**TASK DETAILS**: Return precisely the span of lines from the top of the material below to the line containing "const pLow = 'P<0.001';", both included. Pictures are excluded.

**RAW DATA**:
※ ※ ※

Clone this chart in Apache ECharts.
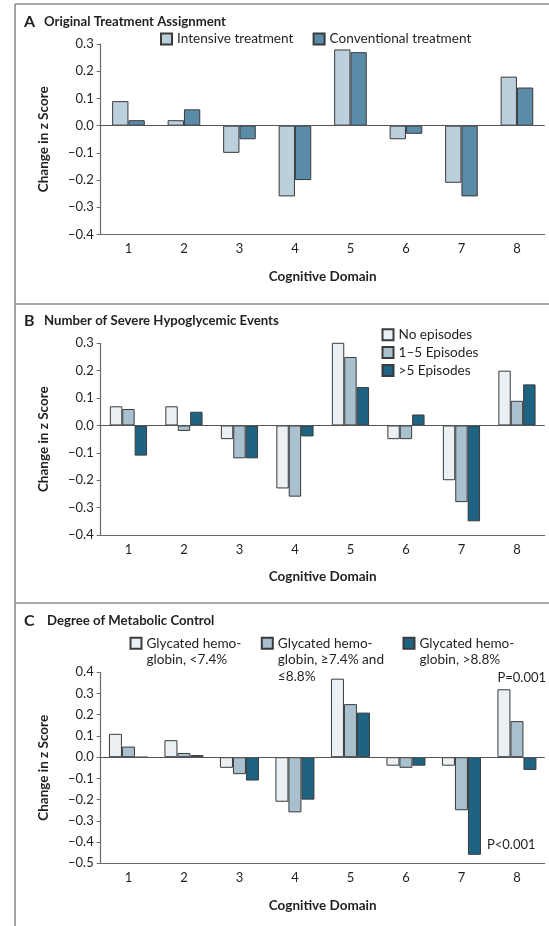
<!DOCTYPE html>
<html>
<head>
<meta charset="utf-8">
<script src="https://cdn.jsdelivr.net/npm/echarts@6/dist/echarts.min.js"></script>
<style>
html,body{margin:0;padding:0;background:#fff;}
#chart{width:549px;height:926px;}
</style>
</head>
<body>
<div id="chart"></div>
<script>
// ---- data ----
const categories = ['1', '2', '3', '4', '5', '6', '7', '8'];
const intensive = [0.09, 0.02, -0.10, -0.26, 0.28, -0.05, -0.21, 0.18];
const conventional = [0.02, 0.06, -0.05, -0.20, 0.27, -0.03, -0.26, 0.14];
const noEpisodes = [0.07, 0.07, -0.05, -0.23, 0.31, -0.05, -0.20, 0.20];
const episodes1to5 = [0.06, -0.02, -0.12, -0.26, 0.25, -0.05, -0.28, 0.09];
const episodesOver5 = [-0.11, 0.05, -0.12, -0.04, 0.14, 0.04, -0.35, 0.15];
const hbLow = [0.11, 0.08, -0.05, -0.21, 0.37, -0.04, -0.04, 0.32];
const hbMid = [0.05, 0.02, -0.08, -0.26, 0.25, -0.05, -0.25, 0.17];
const hbHigh = [0.00, 0.01, -0.11, -0.20, 0.21, -0.04, -0.46, -0.06];
const yRangeAB = [-0.4, 0.3];
const yRangeC = [-0.5, 0.4];
const panelTitles = ['Original Treatment Assignment', 'Number of Severe Hypoglycemic Events', 'Degree of Metabolic Control'];
const panelLetters = ['A', 'B', 'C'];
const namesA = ['Intensive treatment', 'Conventional treatment'];
const namesB = ['No episodes', '1\u20135 Episodes', '>5 Episodes'];
const namesC = ['Glycated hemoglobin, <7.4%', 'Glycated hemoglobin, \u22657.4% and \u22648.8%', 'Glycated hemoglobin, >8.8%'];
const legendLinesC = [
  ['Glycated hemo-', 'globin, <7.4%'],
  ['Glycated hemo-', 'globin, \u22657.4% and', '\u22648.8%'],
  ['Glycated hemo-', 'globin, >8.8%']
];
const pHigh = 'P=0.001';
const pLow = 'P<0.001';

const FONT = 'Lato, "DejaVu Sans", sans-serif';
const TXT = '#231f20';
const colLight = '#eaf0f4', colMid = '#a9c0ce', colDark = '#1e6482';
const colA1 = '#bccfdc', colA2 = '#5b8ca7';

const chart = echarts.init(document.getElementById('chart'), null, {renderer: 'canvas'});

const grids = [
  {left: 100.7, top: 44, width: 444, height: 190.5},
  {left: 100.7, top: 343.3, width: 444, height: 191.7},
  {left: 100.7, top: 672.3, width: 444, height: 191}
];

function fmt(v) {
  const s = Math.abs(v).toFixed(1);
  return v < -1e-9 ? '\u2212' + s : s;
}

const xAxes = grids.map((g, i) => ({
  type: 'category', gridIndex: i, data: categories,
  axisLine: {onZero: false, lineStyle: {color: '#6b6b6b', width: 1.2}},
  axisTick: {alignWithLabel: true, length: 4, lineStyle: {color: '#6b6b6b', width: 1}},
  axisLabel: {color: TXT, fontSize: 13, fontFamily: FONT, margin: 8},
  name: 'Cognitive Domain', nameLocation: 'middle', nameGap: 35,
  nameTextStyle: {color: TXT, fontSize: 13.5, fontWeight: 'bold', fontFamily: FONT}
}));

const yAxes = grids.map((g, i) => {
  const r = i === 2 ? yRangeC : yRangeAB;
  return {
    type: 'value', gridIndex: i, min: r[0], max: r[1], interval: 0.1,
    axisLine: {show: true, lineStyle: {color: '#6b6b6b', width: 1.2}},
    axisTick: {show: true, length: 4, lineStyle: {color: '#6b6b6b', width: 1}},
    splitLine: {show: false},
    axisLabel: {color: TXT, fontSize: 13, fontFamily: FONT, margin: 7, formatter: fmt},
    name: 'Change in z Score', nameLocation: 'middle', nameGap: 50,
    nameTextStyle: {color: TXT, fontSize: 13.5, fontWeight: 'bold', fontFamily: FONT}
  };
});

const border = {borderColor: '#3a3a3a', borderWidth: 1};
const zeroLine = {
  silent: true, symbol: 'none', label: {show: false},
  lineStyle: {color: '#555', width: 1.2, type: 'solid'},
  data: [{yAxis: 0}]
};

function bar(name, data, color, gi, bw, extra) {
  const s = {
    type: 'bar', name: name, data: data, xAxisIndex: gi, yAxisIndex: gi,
    barWidth: bw, barGap: '0%', itemStyle: Object.assign({color: color}, border),
    emphasis: {disabled: true}, animation: false
  };
  return Object.assign(s, extra || {});
}

const hbLowData = hbLow.map((v, i) => i === 7 ? {
  value: v,
  label: {show: true, formatter: pHigh, position: ['0%', '0%'], offset: [0, -11], align: 'left', verticalAlign: 'middle',
          color: TXT, fontSize: 13, fontFamily: FONT}
} : v);
const hbHighData = hbHigh.map((v, i) => i === 6 ? {
  value: v,
  label: {show: true, formatter: pLow, position: ['100%', '100%'], offset: [6, -10], align: 'left', verticalAlign: 'middle',
          color: TXT, fontSize: 13, fontFamily: FONT}
} : v);

const series = [
  bar(namesA[0], intensive, colA1, 0, 16.3, {markLine: zeroLine}),
  bar(namesA[1], conventional, colA2, 0, 16.3),
  bar(namesB[0], noEpisodes, colLight, 1, 12.4, {markLine: zeroLine}),
  bar(namesB[1], episodes1to5, colMid, 1, 12.4),
  bar(namesB[2], episodesOver5, colDark, 1, 12.4),
  bar(namesC[0], hbLowData, colLight, 2, 13, {markLine: zeroLine}),
  bar(namesC[1], hbMid, colMid, 2, 13),
  bar(namesC[2], hbHighData, colDark, 2, 13)
];

const legendText = {color: TXT, fontSize: 13.6, fontFamily: FONT};
function oneLegend(name, left, top, extraText) {
  return {
    data: [name], left: left, top: top, padding: 0, itemWidth: 11, itemHeight: 11,
    icon: 'rect', selectedMode: false,
    textStyle: Object.assign({}, legendText, extraText || {})
  };
}
const LH = 16.7;
const legends = [
  oneLegend(namesA[0], 160, 32),
  oneLegend(namesA[1], 312.6, 32),
  oneLegend(namesB[0], 381.5, 327.8),
  oneLegend(namesB[1], 381.5, 345.5),
  oneLegend(namesB[2], 381.5, 363.5)
];
const legendLeftC = [129.5, 260.8, 402.5];
const legendIconCenterC = 643.3;
namesC.forEach((n, i) => {
  const lines = legendLinesC[i];
  const nBlank = lines.length - 1;
  // blank lines above keep the first text line level with the legend box
  const text = new Array(nBlank).fill(' ').concat(lines).join('\n');
  const total = nBlank + lines.length;
  const L = oneLegend(n, legendLeftC[i], legendIconCenterC - total * LH / 2, {lineHeight: LH});
  L.formatter = () => text;
  legends.push(L);
});

const titles = [0, 1, 2].map(i => ({
  text: '{l|' + panelLetters[i] + '}' + panelTitles[i],
  left: 24, top: [14, 313, 613][i], padding: 0,
  textStyle: {
    color: TXT, fontSize: 13.2, fontWeight: 'bold', fontFamily: FONT,
    rich: {l: {width: [20, 20, 23][i], fontSize: 16, fontWeight: 'bold', fontFamily: FONT, color: TXT}}
  }
}));

const frameStyle = {stroke: '#8c8c8c', lineWidth: 1.6};
const graphic = [
  {type: 'line', shape: {x1: 15, y1: 4, x2: 15, y2: 926}, style: frameStyle, silent: true},
  {type: 'line', shape: {x1: 15, y1: 4, x2: 549, y2: 4}, style: frameStyle, silent: true},
  {type: 'line', shape: {x1: 15, y1: 304, x2: 549, y2: 304}, style: frameStyle, silent: true},
  {type: 'line', shape: {x1: 15, y1: 603, x2: 549, y2: 603}, style: frameStyle, silent: true}
];

chart.setOption({
  animation: false,
  backgroundColor: '#ffffff',
  title: titles,
  legend: legends,
  grid: grids,
  xAxis: xAxes,
  yAxis: yAxes,
  series: series,
  graphic: graphic
});
</script>
</body>
</html>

※ ※ ※

**FULL OUTPUT**:
Clone this chart in Apache ECharts.
<!DOCTYPE html>
<html>
<head>
<meta charset="utf-8">
<script src="https://cdn.jsdelivr.net/npm/echarts@6/dist/echarts.min.js"></script>
<style>
html,body{margin:0;padding:0;background:#fff;}
#chart{width:549px;height:926px;}
</style>
</head>
<body>
<div id="chart"></div>
<script>
// ---- data ----
const categories = ['1', '2', '3', '4', '5', '6', '7', '8'];
const intensive = [0.09, 0.02, -0.10, -0.26, 0.28, -0.05, -0.21, 0.18];
const conventional = [0.02, 0.06, -0.05, -0.20, 0.27, -0.03, -0.26, 0.14];
const noEpisodes = [0.07, 0.07, -0.05, -0.23, 0.31, -0.05, -0.20, 0.20];
const episodes1to5 = [0.06, -0.02, -0.12, -0.26, 0.25, -0.05, -0.28, 0.09];
const episodesOver5 = [-0.11, 0.05, -0.12, -0.04, 0.14, 0.04, -0.35, 0.15];
const hbLow = [0.11, 0.08, -0.05, -0.21, 0.37, -0.04, -0.04, 0.32];
const hbMid = [0.05, 0.02, -0.08, -0.26, 0.25, -0.05, -0.25, 0.17];
const hbHigh = [0.00, 0.01, -0.11, -0.20, 0.21, -0.04, -0.46, -0.06];
const yRangeAB = [-0.4, 0.3];
const yRangeC = [-0.5, 0.4];
const panelTitles = ['Original Treatment Assignment', 'Number of Severe Hypoglycemic Events', 'Degree of Metabolic Control'];
const panelLetters = ['A', 'B', 'C'];
const namesA = ['Intensive treatment', 'Conventional treatment'];
const namesB = ['No episodes', '1\u20135 Episodes', '>5 Episodes'];
const namesC = ['Glycated hemoglobin, <7.4%', 'Glycated hemoglobin, \u22657.4% and \u22648.8%', 'Glycated hemoglobin, >8.8%'];
const legendLinesC = [
  ['Glycated hemo-', 'globin, <7.4%'],
  ['Glycated hemo-', 'globin, \u22657.4% and', '\u22648.8%'],
  ['Glycated hemo-', 'globin, >8.8%']
];
const pHigh = 'P=0.001';
const pLow = 'P<0.001';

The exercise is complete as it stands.